Sunday, 6 August 2017

Martin Bashir makes a point


The go-ahead Bishop of St. Albans

Radio 4's Sunday featured the following exchange this morning:
Justin Welby: I'm really quite bowled over by the genuine level to which Uganda has accepted a volume of refugees which, proportionate to their population, is the equivalent of us taking, I don't know, two-and-a half to three million. And this is in a poor country that's led by the president who says, "We don't use the word 'refugees'. These are fellow human beings, fellow Africans". And what a challenge it is to our own politics!
Martin Bashir: Do you mean by that that it's a contrast with some of the rhetoric that we've heard perhaps since the referendum?
Justin Welby: I think it's a very powerful contrast, but some of the political rhetoric is so much in contrast to the rhetoric we heard today, which we saw lived out in communities that are by any European standards poor beyond our imagining. 
Martin Bashir's question there showed him taking the opportunity to make a point. 

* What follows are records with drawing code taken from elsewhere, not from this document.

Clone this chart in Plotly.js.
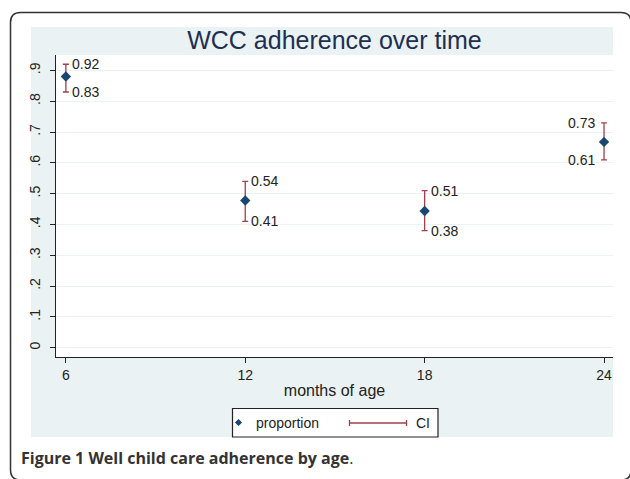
<!DOCTYPE html>
<html>
<head>
<meta charset="utf-8">
<script src="https://cdn.plot.ly/plotly-3.0.1.min.js"></script>
<style>html,body{margin:0;padding:0;background:#fff;}#chart{width:630px;height:479px;}</style>
</head>
<body>
<div id="chart"></div>
<script>
// ---- data ----
var months = [6, 12, 18, 24];
var proportion = [0.88, 0.478, 0.444, 0.668];
var ciLower = [0.83, 0.41, 0.38, 0.61];
var ciUpper = [0.92, 0.54, 0.51, 0.73];
var yTickVals = [0, 0.1, 0.2, 0.3, 0.4, 0.5, 0.6, 0.7, 0.8, 0.9];
var yTickText = ["0", ".1", ".2", ".3", ".4", ".5", ".6", ".7", ".8", ".9"];
var xTickVals = [6, 12, 18, 24];
var seriesNames = ["proportion", "CI"];

// ---- layout geometry (pixels) ----
var W = 630, H = 479;
var L = 56, R = 613, T = 55, B = 357;
function px(x) { return (x - L) / (R - L); }
function py(y) { return (B - y) / (B - T); }

// CI trace: isolated points (no connecting line) carrying the caps
var ciX = [], ciY = [], ciPlus = [], ciMinus = [];
months.forEach(function (m, i) {
  if (i > 0) { ciX.push(null); ciY.push(null); ciPlus.push(null); ciMinus.push(null); }
  ciX.push(m); ciY.push(proportion[i]);
  ciPlus.push(ciUpper[i] - proportion[i]);
  ciMinus.push(proportion[i] - ciLower[i]);
});

var red = '#a0404a';
var navy = '#1a476f';
var font = 'Liberation Sans, Arial, sans-serif';

var traces = [
  {
    x: ciX, y: ciY, name: seriesNames[1], type: 'scatter', mode: 'lines',
    connectgaps: false, showlegend: false,
    line: { color: red, width: 1.2 },
    error_y: { type: 'data', symmetric: false, array: ciPlus, arrayminus: ciMinus,
               color: red, thickness: 1.3, width: 3 },
    hoverinfo: 'skip'
  },
  {
    x: months, y: proportion, name: seriesNames[0], type: 'scatter', mode: 'markers',
    showlegend: false,
    marker: { symbol: 'diamond', size: 8, color: navy }
  }
];

var ann = [];
months.forEach(function (m, i) {
  var left = (i === months.length - 1);
  [ciUpper[i], ciLower[i]].forEach(function (v) {
    ann.push({
      x: m, y: v, xref: 'x', yref: 'y', text: v.toFixed(2), showarrow: false,
      xanchor: left ? 'right' : 'left', yanchor: 'middle',
      xshift: left ? -7 : 4,
      font: { family: font, size: 14, color: '#222' }
    });
  });
});
// legend texts
ann.push({ xref: 'paper', yref: 'paper', x: px(254), y: py(422.5), xanchor: 'left', yanchor: 'middle',
  showarrow: false, text: seriesNames[0], font: { family: font, size: 14, color: '#222' } });
ann.push({ xref: 'paper', yref: 'paper', x: px(414), y: py(422.5), xanchor: 'left', yanchor: 'middle',
  showarrow: false, text: seriesNames[1], font: { family: font, size: 14, color: '#222' } });
// caption
ann.push({
  xref: 'paper', yref: 'paper', x: px(19), y: py(458), xanchor: 'left', yanchor: 'middle',
  showarrow: false,
  text: '<b>Figure 1 Well child care adherence by age</b>.',
  font: { family: 'Open Sans, sans-serif', size: 16, color: '#333' }
});

var light = '#eaf2f3';
function rect(x0, y0, x1, y1, fill, lineColor, lw) {
  return { type: 'rect', xref: 'paper', yref: 'paper', x0: px(x0), x1: px(x1), y0: py(y1), y1: py(y0),
           fillcolor: fill, line: { width: lw || 0, color: lineColor || fill }, layer: 'below' };
}
function seg(x0, y0, x1, y1, color, w) {
  return { type: 'line', xref: 'paper', yref: 'paper', x0: px(x0), x1: px(x1), y0: py(y0), y1: py(y1),
           line: { color: color, width: w }, layer: 'above' };
}
// rounded frame
function framePath(x0, y0, x1, y1, r) {
  var rx = r / (R - L), ry = r / (B - T);
  var X0 = px(x0), X1 = px(x1), Y0 = py(y0), Y1 = py(y1);
  return 'M' + (X0 + rx) + ',' + Y0 + ' L' + (X1 - rx) + ',' + Y0 +
    ' Q' + X1 + ',' + Y0 + ' ' + X1 + ',' + (Y0 - ry) +
    ' L' + X1 + ',' + (Y1 + ry) + ' Q' + X1 + ',' + Y1 + ' ' + (X1 - rx) + ',' + Y1 +
    ' L' + (X0 + rx) + ',' + Y1 + ' Q' + X0 + ',' + Y1 + ' ' + X0 + ',' + (Y1 + ry) +
    ' L' + X0 + ',' + (Y0 - ry) + ' Q' + X0 + ',' + Y0 + ' ' + (X0 + rx) + ',' + Y0 + ' Z';
}
function diamondPath(cx, cy, r) {
  var rx = r / (R - L), ry = r / (B - T);
  var X = px(cx), Y = py(cy);
  return 'M' + X + ',' + (Y + ry) + ' L' + (X + rx) + ',' + Y + ' L' + X + ',' + (Y - ry) +
    ' L' + (X - rx) + ',' + Y + ' Z';
}

var shapes = [
  rect(31, 27, 613, 55, light),
  rect(31, 55, 56, 437, light),
  rect(56, 357, 613, 437, light),
  { type: 'path', xref: 'paper', yref: 'paper', path: framePath(10.5, 12.5, 631, 480, 10),
    line: { color: '#333', width: 1.5 }, fillcolor: 'rgba(0,0,0,0)', layer: 'below' },
  // legend box and symbols
  { type: 'rect', xref: 'paper', yref: 'paper', x0: px(232.5), x1: px(438), y0: py(437), y1: py(408.5),
    fillcolor: '#ffffff', line: { color: '#222', width: 1.2 }, layer: 'above' },
  { type: 'path', xref: 'paper', yref: 'paper', path: diamondPath(238.5, 422.5, 3.6),
    fillcolor: navy, line: { width: 0 }, layer: 'above' },
  seg(349, 423, 407, 423, red, 1.3),
  seg(349.5, 420, 349.5, 426, red, 1.3),
  seg(406.5, 420, 406.5, 426, red, 1.3)
];

var layout = {
  width: W, height: H,
  margin: { l: L, r: W - R, t: T, b: H - B, pad: 0 },
  paper_bgcolor: '#ffffff', plot_bgcolor: '#ffffff',
  font: { family: font, size: 13, color: '#222' },
  title: {
    text: 'WCC adherence over time', xref: 'paper', x: 0.5, xanchor: 'center',
    yref: 'container', y: 1 - 40 / H, yanchor: 'middle',
    font: { family: font, size: 25, color: '#1e2f52' }
  },
  xaxis: {
    range: [5.67, 24.3], tickvals: xTickVals, ticks: 'outside', ticklen: 5, tickcolor: '#222',
    showline: true, linecolor: '#222', linewidth: 1.3, showgrid: false, zeroline: false,
    tickfont: { size: 14, color: '#222' },
    title: { text: 'months of age', standoff: 2, font: { size: 16, color: '#222' } }
  },
  yaxis: {
    range: [-0.03, 0.95], tickvals: yTickVals, ticktext: yTickText, tickangle: -90,
    ticks: 'outside', ticklen: 5, tickcolor: '#222', ticklabelstandoff: 4,
    showline: true, linecolor: '#222', linewidth: 1.3,
    showgrid: true, gridcolor: light, gridwidth: 1, zeroline: false,
    tickfont: { size: 14, color: '#222' }
  },
  annotations: ann,
  shapes: shapes,
  showlegend: false
};

Plotly.newPlot('chart', traces, layout, { staticPlot: true, displayModeBar: false });
</script>
</body>
</html>
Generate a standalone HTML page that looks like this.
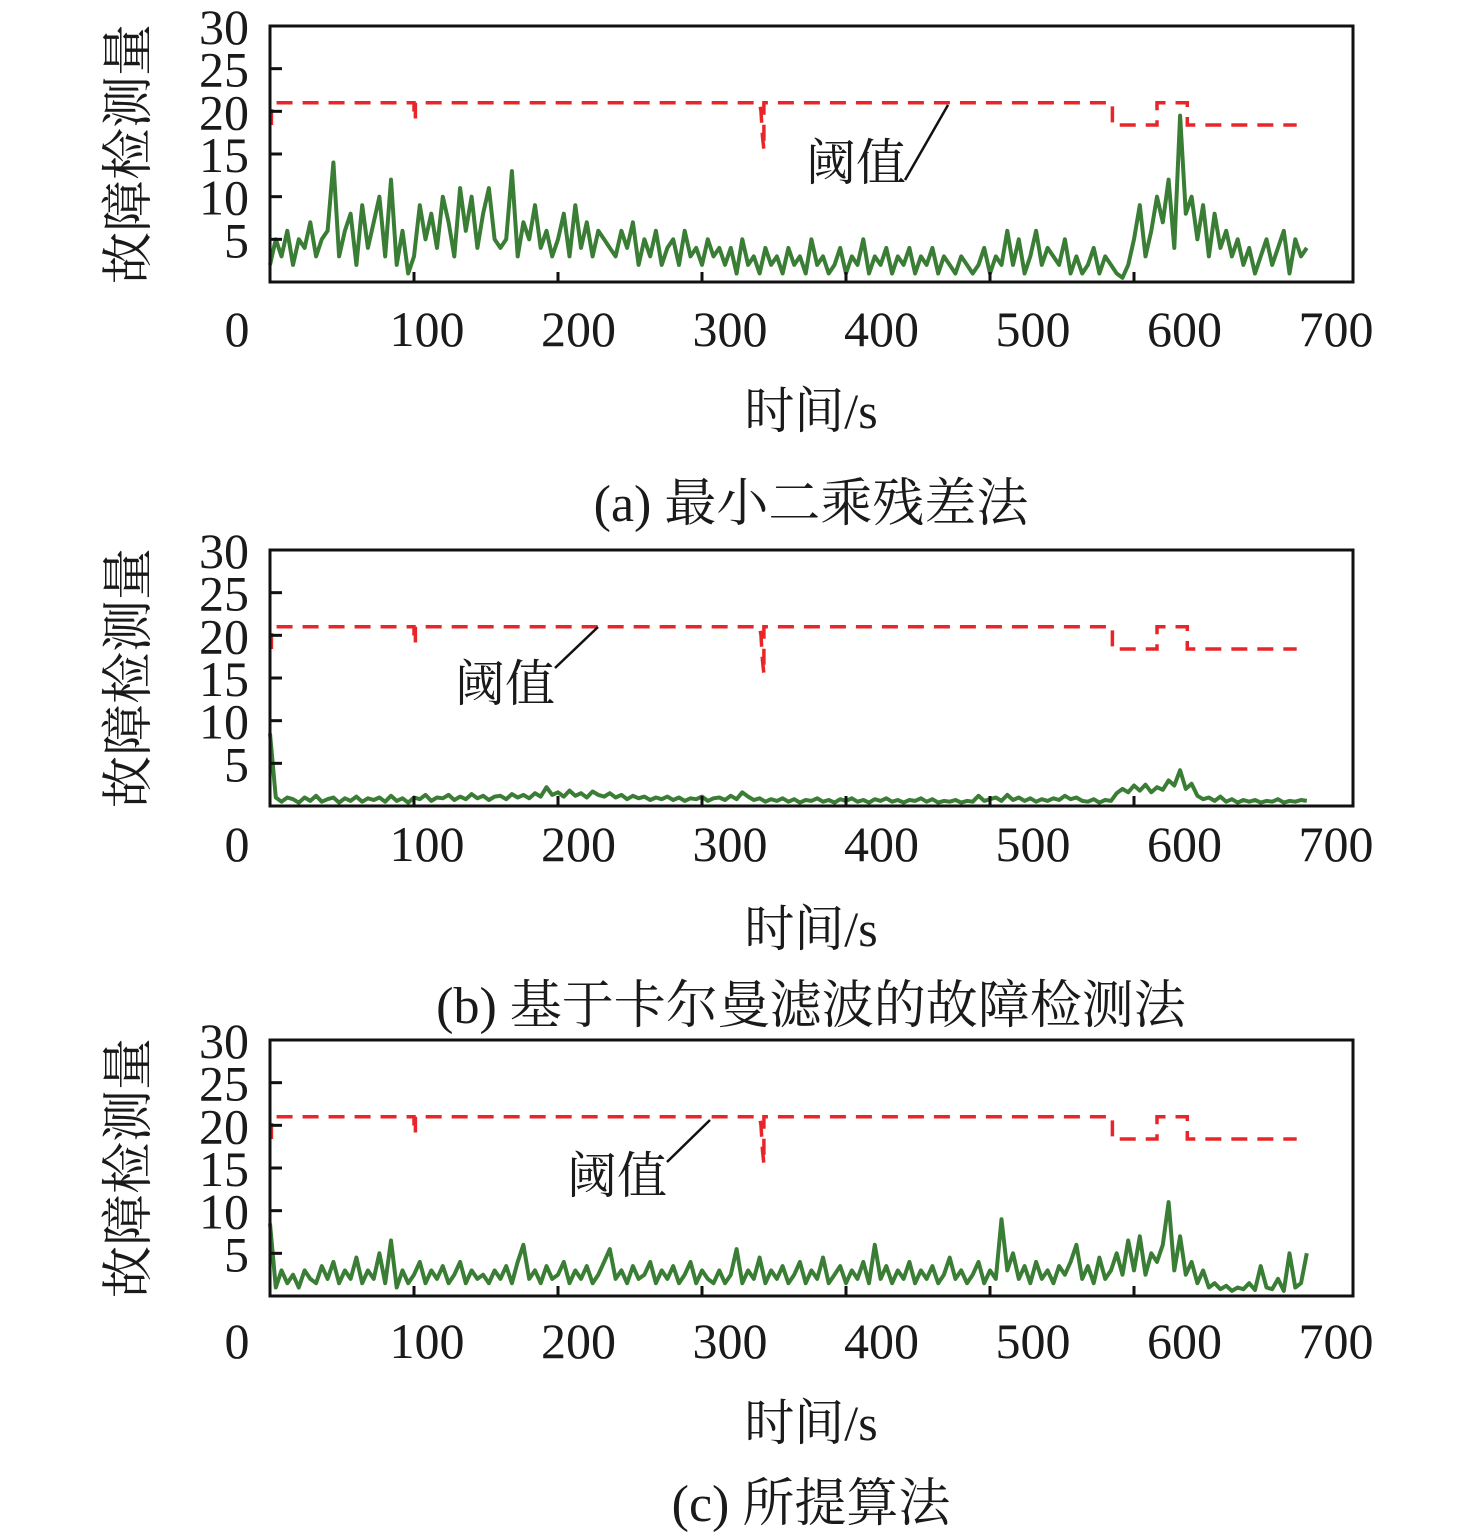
<!DOCTYPE html>
<html><head><meta charset="utf-8"><style>
html,body{margin:0;padding:0;background:#fff;}
svg{display:block;}
text{font-family:"Liberation Serif","Noto Serif CJK SC","Noto Sans CJK SC",serif;fill:#1a1a1a;}
</style></head>
<body>
<svg id="chart" width="1476" height="1540" viewBox="0 0 1476 1540" xmlns="http://www.w3.org/2000/svg"></svg>
<script>
const xTicks=[100,200,300,400,500,600];
const xTickLabels=["0","100","200","300","400","500","600","700"];
const yTicks=[5,10,15,20,25,30];
const yTickLabels=["5","10","15","20","25","30"];
const sampleStep=4;
const thrT=[1,1,2,100,100,101,101,340,341,342,343,343,585,585,616,616,637,637,713];
const thrV=[18.4,20,21,21,20,19,21,21,20,17,15.5,21,21,18.4,18.4,21,21,18.4,18.4];
const seriesA=[2,5,3,6,2,5,4,7,3,5, 6,14,3,6,8,2,9,4,7,10, 3,12,2,6,1,3,9,5,8,4, 10,7,3,11,6,10,4,8,11,5, 4,5,13,3,7,5,9,4,6,3, 5,8,3,9,4,7,3,6,5,4, 3,6,4,7,2,5,3,6,2,4, 5,2,6,3,4,2,5,3,4,2, 4,1,5,2,3,1,4,2,3,1, 4,2,3,1,5,2,3,1,2,4, 1,3,2,5,1,3,2,4,1,3, 2,4,1,3,2,4,1,3,2,1, 3,2,1,2,4,1,3,2,6,2, 5,1,3,6,2,4,3,2,5,1, 3,1,2,4,1,3,2,1,0.5,2, 5,9,3,6,10,7,12,4,19.5,8, 10,5,9,3,8,4,6,3,5,2, 4,1,3,5,2,4,6,1,5,3, 4];
const seriesB=[8.5,1,0.5,1,0.8,0.4,1,0.6,1.2,0.5, 0.8,1,0.4,0.9,0.6,1.1,0.5,0.9,0.7,1, 0.5,1.2,0.6,0.9,0.4,1,0.8,1.3,0.6,1, 0.9,1.3,0.7,1.1,0.8,1.4,0.9,1.2,0.7,1.1, 1.2,0.8,1.4,1,1.3,0.9,1.5,1.1,2.2,1.3, 1.6,1.1,1.8,1.2,1.5,1,1.7,1.3,1.1,1.5, 1,1.3,0.8,1.2,0.9,1.1,0.7,1,0.8,1.1, 0.7,1,0.6,0.9,0.8,1.1,0.6,0.9,1,0.7, 1.2,0.8,1.6,1.1,0.7,0.9,0.5,0.8,0.6,0.9, 0.5,0.8,0.4,0.7,0.6,0.9,0.5,0.7,0.4,0.8, 0.6,0.9,0.5,0.7,0.4,0.8,0.6,0.9,0.5,0.7, 0.4,0.7,0.6,0.9,0.5,0.8,0.4,0.6,0.5,0.7, 0.4,0.6,0.5,1.2,0.6,0.8,1,0.6,1.3,0.7, 1,0.6,0.9,0.5,0.8,0.6,0.9,0.7,1.2,0.8, 1,0.6,0.5,0.8,0.4,0.7,0.6,1.5,2,1.6, 2.4,1.8,2.5,1.6,2.2,1.9,3,2.4,4.2,2, 2.6,1.2,0.8,1,0.6,1.1,0.5,0.8,0.4,0.7, 0.5,0.7,0.4,0.6,0.5,0.8,0.4,0.6,0.5,0.7, 0.6];
const seriesC=[8.5,1,3,1.5,2.5,1,3,2,1.5,3.5, 2,4,1.5,3,2,4.5,1.5,3,2,5, 1.5,6.5,1,3,1.5,2.5,4,1.5,3,2, 3.5,1.5,2.5,4,1.5,3,2,2.5,1.5,3, 2,3.5,1.5,4,6,2,3,1.5,3.5,2, 2.5,4,1.5,3,2,3.5,1.5,2.5,4,5.5, 2,3,1.5,3.5,2,2.5,4,1.5,3,2, 3.5,1.5,2.5,4,1.5,3,2,1.5,3,1.5, 2.5,5.5,1.5,3,2,4.5,1.5,3,2,3.5, 1.5,2.5,4,1.5,3,2,4.5,1.5,2.5,3.5, 1.5,3,2,4,1.5,6,2,3.5,1.5,3, 2,4,1.5,3,2,3.5,1.5,2.5,4.5,2, 3,1.5,2.5,4,1.5,3,2,9,3,5, 2,3.5,1.5,4,2,3,1.5,3.5,2.5,4, 6,2,3.5,1.5,4.5,2,3,5,2.5,6.5, 3,7,2.5,5,4,6,11,3,7,2.5, 4,1.5,3,1,1.5,0.8,1.2,0.6,1,0.8, 1.5,0.7,3.5,1,0.8,2,0.6,5,1,1.5, 5];
const captions=["(a) 最小二乘残差法","(b) 基于卡尔曼滤波的故障检测法","(c) 所提算法"];

const NS="http://www.w3.org/2000/svg";
const svg=document.getElementById('chart');
function mk(tag,attrs,parent){const e=document.createElementNS(NS,tag);for(const k in attrs)e.setAttribute(k,attrs[k]);(parent||svg).appendChild(e);return e;}

const panels=[
 {top:26,data:seriesA,xl:328,xt:410,cap:503,lab:[806,162],lead:[905,180,948,105],name:'a'},
 {top:550,data:seriesB,xl:843,xt:928,cap:1005,lab:[455,683],lead:[555,668,598,627],name:'b'},
 {top:1040,data:seriesC,xl:1340,xt:1422,cap:1503,lab:[567,1175],lead:[667,1162,710,1120],name:'c'}
];
const L=270,R=1353,H=256;
const xs=v=>L+1.44*v;
panels.forEach((p,pi)=>{
  const g=mk('g',{});
  
  
  const bot=p.top+H;
  const ys=v=>bot-v*H/30;
  let d='';thrT.forEach((t,i)=>{d+=(i?'L':'M')+xs(t).toFixed(1)+' '+ys(thrV[i]).toFixed(1);});
  const th=mk('path',{d:d,fill:'none',stroke:'#e8262a','stroke-width':3.5,'stroke-dasharray':'16 10'},g);
  
  
  let s='';p.data.forEach((v,i)=>{s+=(i?'L':'M')+xs(i*sampleStep).toFixed(1)+' '+ys(v).toFixed(1);});
  const ln=mk('path',{d:s,fill:'none',stroke:'#3a7d35','stroke-width':4,'stroke-linejoin':'round'},g);
  
  
  const fr=mk('rect',{x:L,y:p.top,width:R-L,height:H,fill:'none',stroke:'#111','stroke-width':3},g);
  
  
  xTicks.forEach(t=>{const tk=mk('line',{x1:xs(t),x2:xs(t),y1:bot,y2:bot-10,stroke:'#111','stroke-width':3},g);
    
    });
  yTicks.slice(0,5).forEach(t=>{const tk=mk('line',{x1:L,x2:L+12,y1:ys(t),y2:ys(t),stroke:'#111','stroke-width':3},g);
    
    });
  yTicks.forEach((t,i)=>{const tx=mk('text',{x:249,y:ys(t)+18,'text-anchor':'end','font-size':50},g);tx.textContent=yTickLabels[i];
    
    });
  xTickLabels.forEach((lb,i)=>{const cx=i===0?237:427+151.5*(i-1);
    const tx=mk('text',{x:cx,y:p.xl+18,'text-anchor':'middle','font-size':50},g);tx.textContent=lb;
    
    });
  const yt=mk('text',{x:0,y:0,'text-anchor':'middle','font-size':52,transform:`translate(146,${p.top+128}) rotate(-90)`},g);yt.textContent='故障检测量';
  
  
  const xt=mk('text',{x:811,y:p.xt+18,'text-anchor':'middle','font-size':50},g);xt.textContent='时间/s';
  
  
  const cp=mk('text',{x:811,y:p.cap+18,'text-anchor':'middle','font-size':52},g);cp.textContent=captions[pi];
  
  
  const lb=mk('text',{x:p.lab[0],y:p.lab[1]+18,'font-size':50},g);lb.textContent='阈值';
  
  
  const ld=mk('line',{x1:p.lead[0],y1:p.lead[1],x2:p.lead[2],y2:p.lead[3],stroke:'#111','stroke-width':2.5},g);
  
  
});
</script>
</body></html>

The programme also ended with a discussion about Brexit, framed in the following fashion: 
Good morning. On this week's Sunday a Church of England bishop goes head to head with the Farming Minister over  his fears that mishandling Brexit could bring about a food crisis in the United Kingdom.
It has to be said though that the The Bishop of St Albans, the Rt Rev Dr Alan Smith, considerably toned down his language during the actual discussion with George Eustice, which was handled fairly by William Crawley.